━━━━━ DATA SUPPLIED

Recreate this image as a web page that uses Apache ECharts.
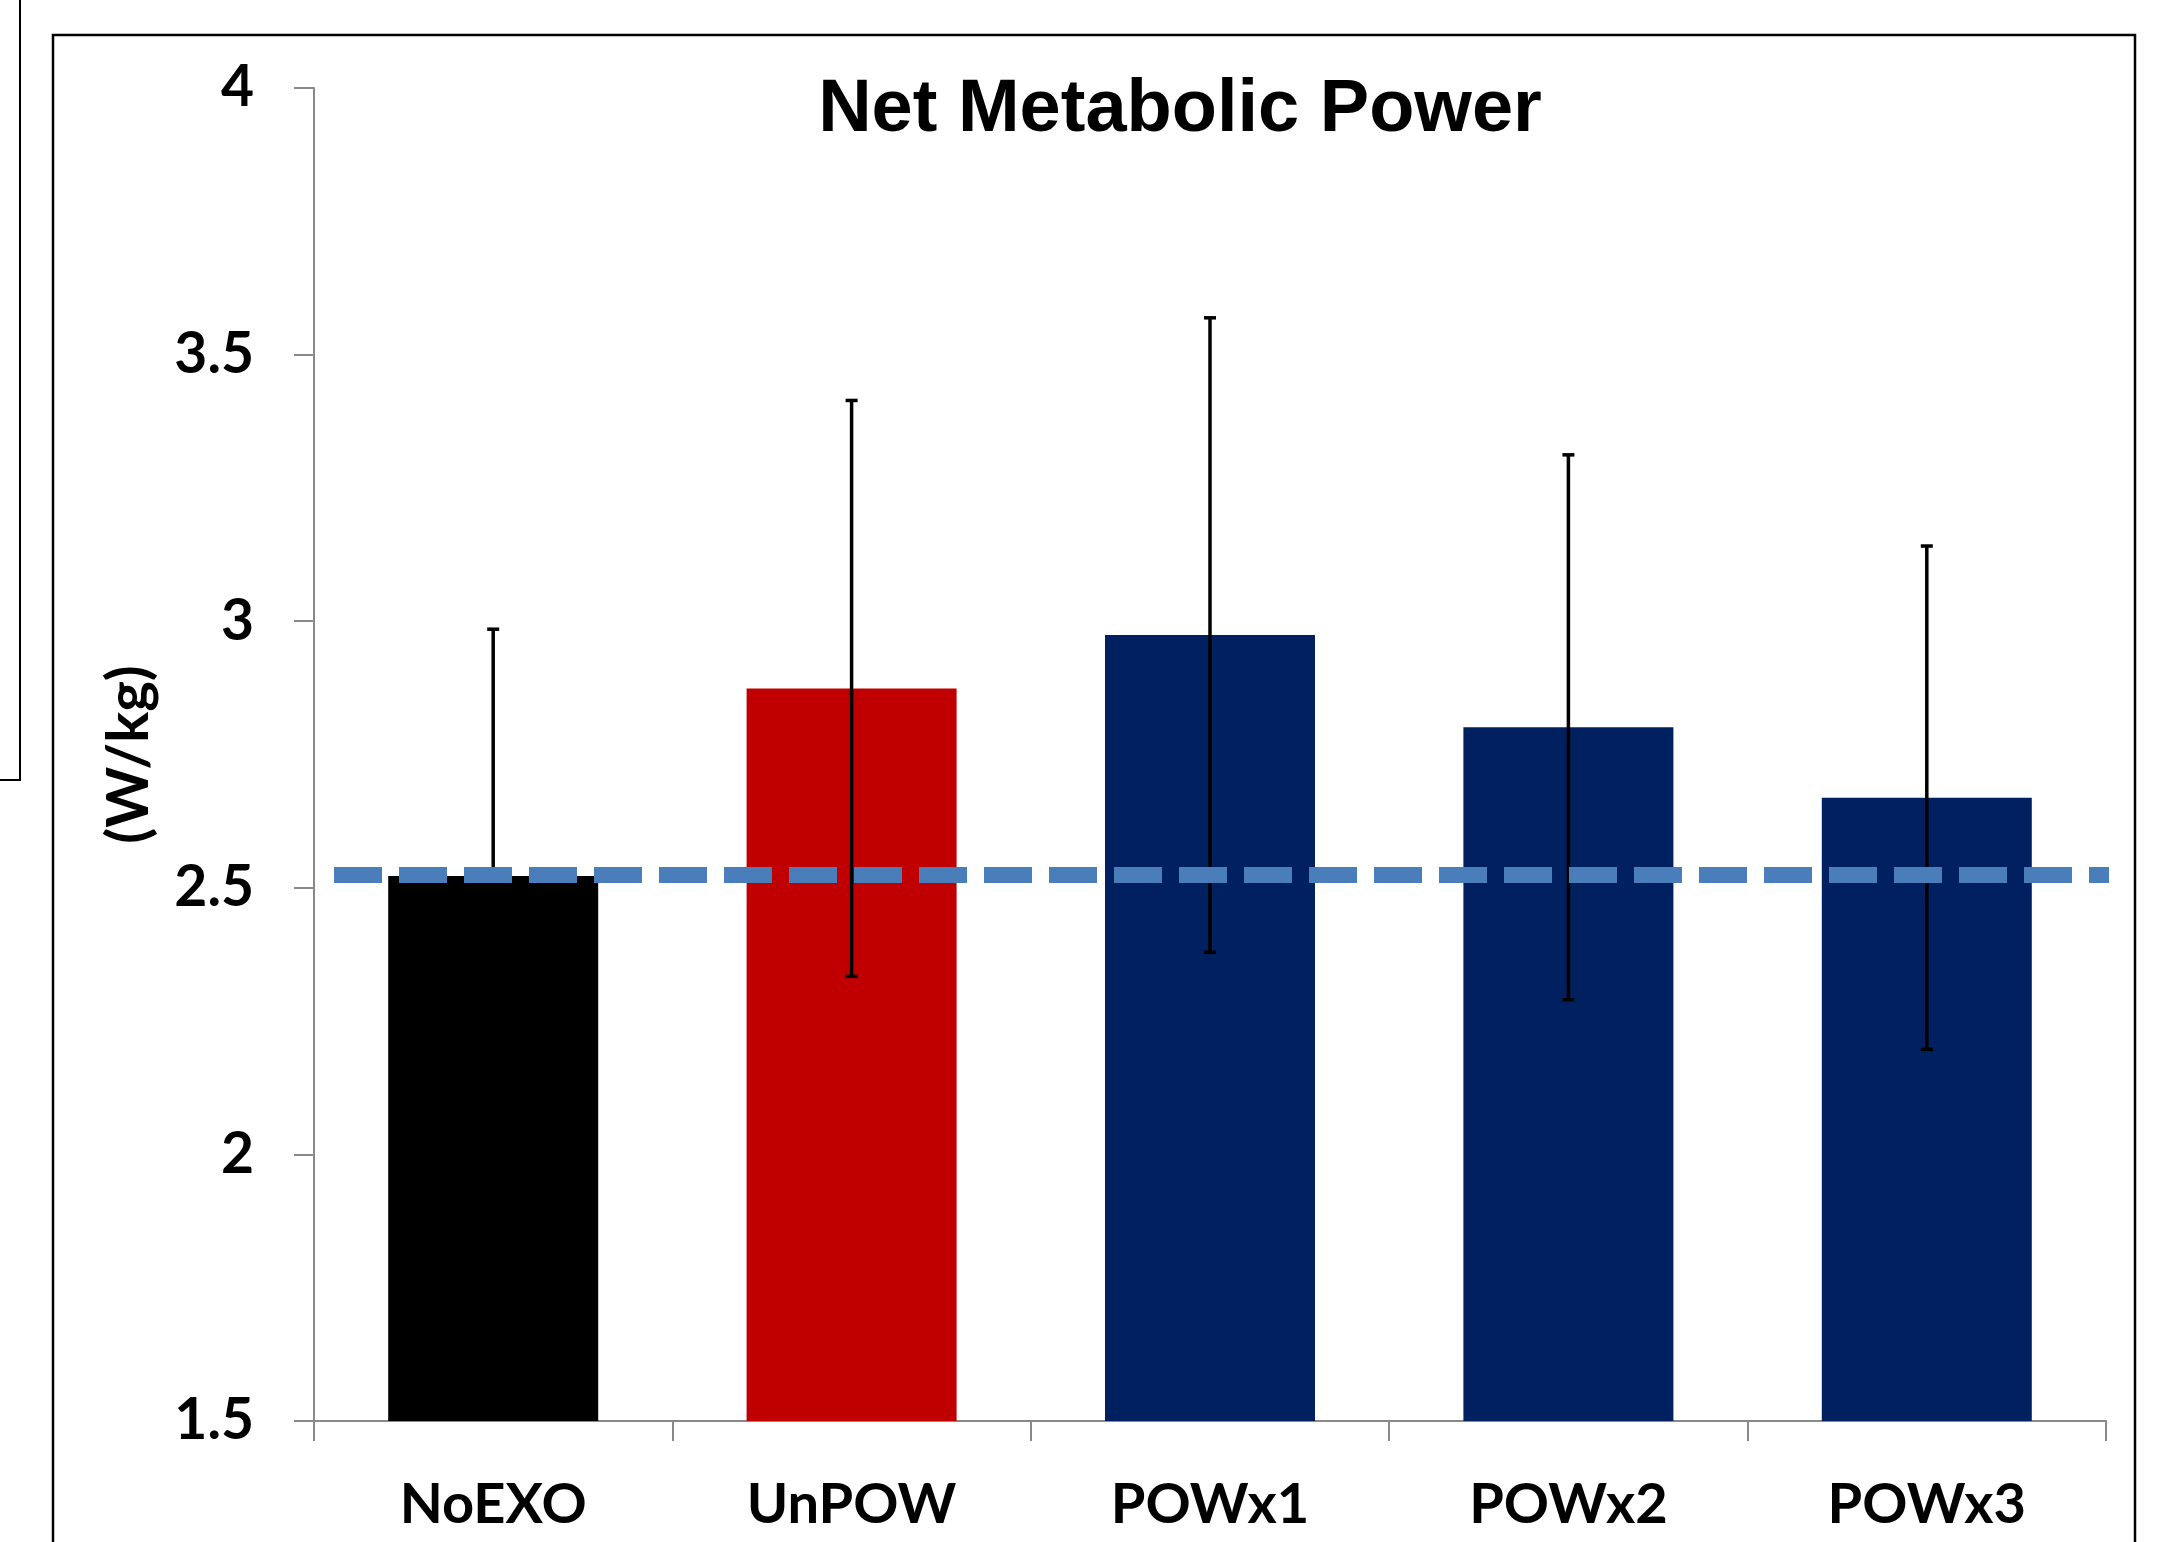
<!DOCTYPE html>
<html>
<head>
<meta charset="utf-8">
<script src="https://cdn.jsdelivr.net/npm/echarts@6/dist/echarts.min.js"></script>
<style>
html,body{margin:0;padding:0;background:#fff;}
#chart{width:2171px;height:1542px;}
</style>
</head>
<body>
<div id="chart"></div>
<script>
const categories = ['NoEXO', 'UnPOW', 'POWx1', 'POWx2', 'POWx3'];
const meanValues = [2.522, 2.874, 2.974, 2.801, 2.669];
const sdValues = [0.463, 0.540, 0.595, 0.511, 0.472];
const barColors = ['#000000', '#C00000', '#002060', '#002060', '#002060'];
const referenceLevel = 2.525;
const yTicks = { min: 1.5, max: 4, interval: 0.5 };

const chart = echarts.init(document.getElementById('chart'));

const barData = meanValues.map((v, i) => ({ value: v, itemStyle: { color: barColors[i] } }));
const errData = meanValues.map((v, i) => [i, v - sdValues[i], v + sdValues[i]]);

const option = {
  animation: false,
  backgroundColor: '#ffffff',
  title: {
    text: 'Net Metabolic Power',
    left: 1175, top: 69, textAlign: 'center',
    textStyle: { fontFamily: 'Liberation Sans', fontWeight: 'bold', fontSize: 74, color: '#000' }
  },
  grid: { left: 314, right: 65, top: 88, bottom: 121, containLabel: false },
  xAxis: {
    type: 'category',
    data: categories,
    axisLine: { lineStyle: { color: '#898989', width: 2 } },
    axisTick: { show: true, length: 20, alignWithLabel: false, lineStyle: { color: '#898989', width: 2 } },
    axisLabel: { margin: 56, fontFamily: 'Lato', fontWeight: 'bold', fontSize: 56, color: '#000' }
  },
  yAxis: {
    type: 'value',
    min: yTicks.min, max: yTicks.max, interval: yTicks.interval,
    name: '(W/kg)',
    nameLocation: 'middle',
    nameGap: 156,
    nameRotate: 90,
    nameTextStyle: { fontFamily: 'Lato', fontWeight: 'bold', fontSize: 58, color: '#000' },
    splitLine: { show: false },
    axisLine: { show: true, lineStyle: { color: '#898989', width: 2 } },
    axisTick: { show: true, length: 20, lineStyle: { color: '#898989', width: 2 } },
    axisLabel: { margin: 60, fontFamily: 'Lato', fontWeight: 'bold', fontSize: 57, color: '#000',
      formatter: v => String(+v.toFixed(1)) }
  },
  graphic: [
    { type: 'polyline', shape: { points: [[20, 0], [20, 780], [0, 780]] }, style: { stroke: '#000', lineWidth: 2, fill: null } },
    { type: 'polyline', shape: { points: [[53, 1542], [53, 35], [2135, 35], [2135, 1542]] }, style: { stroke: '#000', lineWidth: 2.5, fill: null } }
  ],
  series: [
    {
      type: 'bar',
      data: barData,
      barWidth: 210,
      z: 2,
      markLine: {
        symbol: 'none',
        silent: true,
        label: { show: false },
        lineStyle: { color: '#4A7EBB', width: 16, type: [48, 17] },
        data: [[{ x: 334, yAxis: referenceLevel }, { x: 2109, yAxis: referenceLevel }]],
        z: 10
      }
    },
    {
      type: 'custom',
      z: 5,
      data: errData,
      renderItem: function (params, api) {
        const x = api.value(0);
        const lo = api.coord([x, api.value(1)]);
        const hi = api.coord([x, api.value(2)]);
        const cap = 6;
        const style = { stroke: '#000', lineWidth: 3.5 };
        return {
          type: 'group',
          children: [
            { type: 'line', shape: { x1: hi[0], y1: hi[1], x2: lo[0], y2: lo[1] }, style },
            { type: 'line', shape: { x1: hi[0] - cap, y1: hi[1], x2: hi[0] + cap, y2: hi[1] }, style },
            { type: 'line', shape: { x1: lo[0] - cap, y1: lo[1], x2: lo[0] + cap, y2: lo[1] }, style }
          ]
        };
      }
    }
  ]
};
chart.setOption(option);
</script>
</body>
</html>
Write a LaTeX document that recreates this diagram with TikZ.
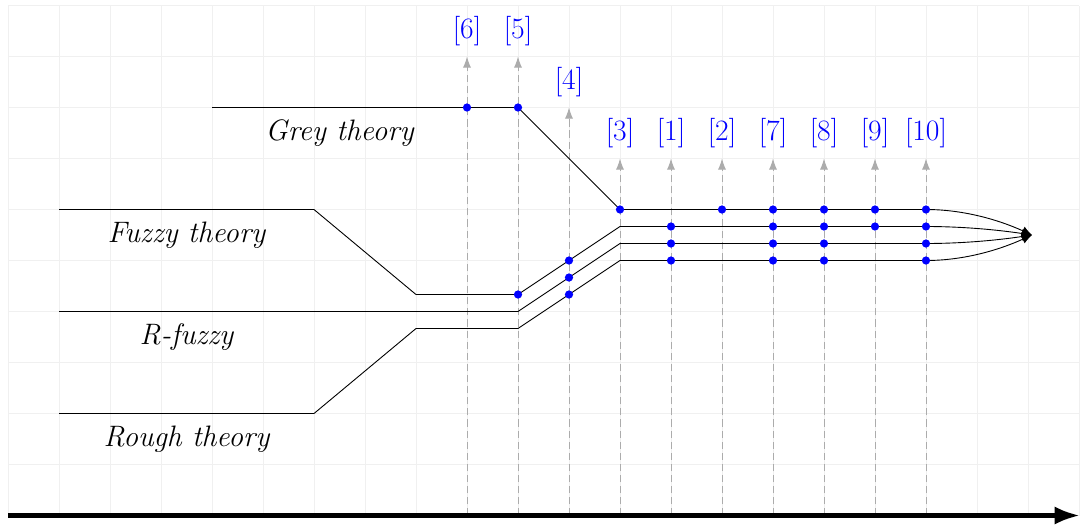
\documentclass[tikz,border=0pt]{standalone}
\usetikzlibrary{arrows.meta,calc}
\begin{document}
\begin{tikzpicture}[
  gridline/.style={draw=gray!12, line width=0.5pt},
  theoryline/.style={black, line width=0.5pt},
  mergetip/.style={-{Latex[length=2mm,width=1.8mm]}},
  refline/.style={gray!65, dash pattern=on 4pt off 2.2pt, line width=0.55pt,
                  -{Latex[length=2.2mm,width=1.6mm]}},
  reflabel/.style={text=blue, font=\fontsize{16.5pt}{20pt}\selectfont, inner sep=0pt},
  dot/.style={circle, fill=blue, inner sep=0pt, minimum size=4.6pt},
  tname/.style={font=\fontsize{16.5pt}{20pt}\selectfont\itshape, inner sep=0pt},
  timeaxis/.style={line width=2.6pt, -{Latex[length=5mm,width=3.6mm]}}
]
\useasboundingbox (-0.157,-0.186) rectangle (21.02,10.108);

% background grid
\draw[gridline] (0,0) grid (21,10);

% reference markers with their citations
\foreach \x/\top/\lab in {9/9/6, 10/9/5, 11/8/4, 12/7/3, 13/7/1,
                          14/7/2, 15/7/7, 16/7/8, 17/7/9, 18/7/10} {
  \coordinate (b\lab) at (\x,0);
  \coordinate (t\lab) at (\x,\top);
  \draw[refline] (b\lab) -- (t\lab);
  \node[reflabel] (l\lab) at (\x,\top+0.5) {[\lab]};
}

% common merge point
\coordinate (merge) at (20.08,5.5);
% second control point shared by the merging curves
\coordinate (mc) at (19.35,5.5);

% Grey theory
\coordinate (g0) at (4,8);
\coordinate (g1) at (10,8);
\coordinate (g2) at (12,6);
\coordinate (g3) at (18,6);
\coordinate (gc) at (18.67,6);
\draw[theoryline, mergetip] (g0) -- (g1) -- (g2) -- (g3)
  .. controls (gc) and ($(mc)+(0,0.33)$) .. (merge);

% Fuzzy theory
\coordinate (f0) at (1,6);
\coordinate (f1) at (6,6);
\coordinate (f2) at (8,13/3);
\coordinate (f3) at (10,13/3);
\coordinate (f4) at (12,17/3);
\coordinate (f5) at (18,17/3);
\coordinate (fc) at (18.67,17/3);
\draw[theoryline, mergetip] (f0) -- (f1) -- (f2) -- (f3) -- (f4) -- (f5)
  .. controls (fc) and ($(mc)+(0,0.11)$) .. (merge);

% R-fuzzy
\coordinate (r0) at (1,4);
\coordinate (r1) at (10,4);
\coordinate (r2) at (12,16/3);
\coordinate (r3) at (18,16/3);
\coordinate (rc) at (18.67,16/3);
\draw[theoryline, mergetip] (r0) -- (r1) -- (r2) -- (r3)
  .. controls (rc) and ($(mc)+(0,-0.11)$) .. (merge);

% Rough theory
\coordinate (h0) at (1,2);
\coordinate (h1) at (6,2);
\coordinate (h2) at (8,11/3);
\coordinate (h3) at (10,11/3);
\coordinate (h4) at (12,5);
\coordinate (h5) at (18,5);
\coordinate (hc) at (18.67,5);
\draw[theoryline, mergetip] (h0) -- (h1) -- (h2) -- (h3) -- (h4) -- (h5)
  .. controls (hc) and ($(mc)+(0,-0.33)$) .. (merge);

% theory names
\node[tname] (ngrey)  at (6.5,7.5) {Grey theory};
\node[tname] (nfuzzy) at (3.5,5.5) {Fuzzy theory};
\node[tname] (nrfuzz) at (3.5,3.5) {R-fuzzy};
\node[tname] (nrough) at (3.5,1.5) {Rough theory};

% contributions of each reference
\foreach \p [count=\i] in {(9,8),(10,8),(10,13/3),(11,5),(11,14/3),(11,13/3),
    (12,6),(13,17/3),(13,16/3),(13,5),(14,6),
    (15,6),(15,17/3),(15,16/3),(15,5),
    (16,6),(16,17/3),(16,16/3),(16,5),
    (17,6),(17,17/3),
    (18,6),(18,17/3),(18,16/3),(18,5)}
  \node[dot] (d\i) at \p {};

% time axis
\coordinate (axstart) at (0,0);
\coordinate (axend) at (21.02,0);
\draw[timeaxis] (axstart) -- (axend);
\end{tikzpicture}
\end{document}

━━━━━━━━━━

WHAT YOU NEED TO DO = Please take the lines from the beginning of the data above through the line holding "const errData = meanValues.map((v, i)" and transcribe them exactly, without any pictures.

ANSWER FOR THIS EXERCISE =
Recreate this image as a web page that uses Apache ECharts.
<!DOCTYPE html>
<html>
<head>
<meta charset="utf-8">
<script src="https://cdn.jsdelivr.net/npm/echarts@6/dist/echarts.min.js"></script>
<style>
html,body{margin:0;padding:0;background:#fff;}
#chart{width:2171px;height:1542px;}
</style>
</head>
<body>
<div id="chart"></div>
<script>
const categories = ['NoEXO', 'UnPOW', 'POWx1', 'POWx2', 'POWx3'];
const meanValues = [2.522, 2.874, 2.974, 2.801, 2.669];
const sdValues = [0.463, 0.540, 0.595, 0.511, 0.472];
const barColors = ['#000000', '#C00000', '#002060', '#002060', '#002060'];
const referenceLevel = 2.525;
const yTicks = { min: 1.5, max: 4, interval: 0.5 };

const chart = echarts.init(document.getElementById('chart'));

const barData = meanValues.map((v, i) => ({ value: v, itemStyle: { color: barColors[i] } }));
const errData = meanValues.map((v, i) => [i, v - sdValues[i], v + sdValues[i]]);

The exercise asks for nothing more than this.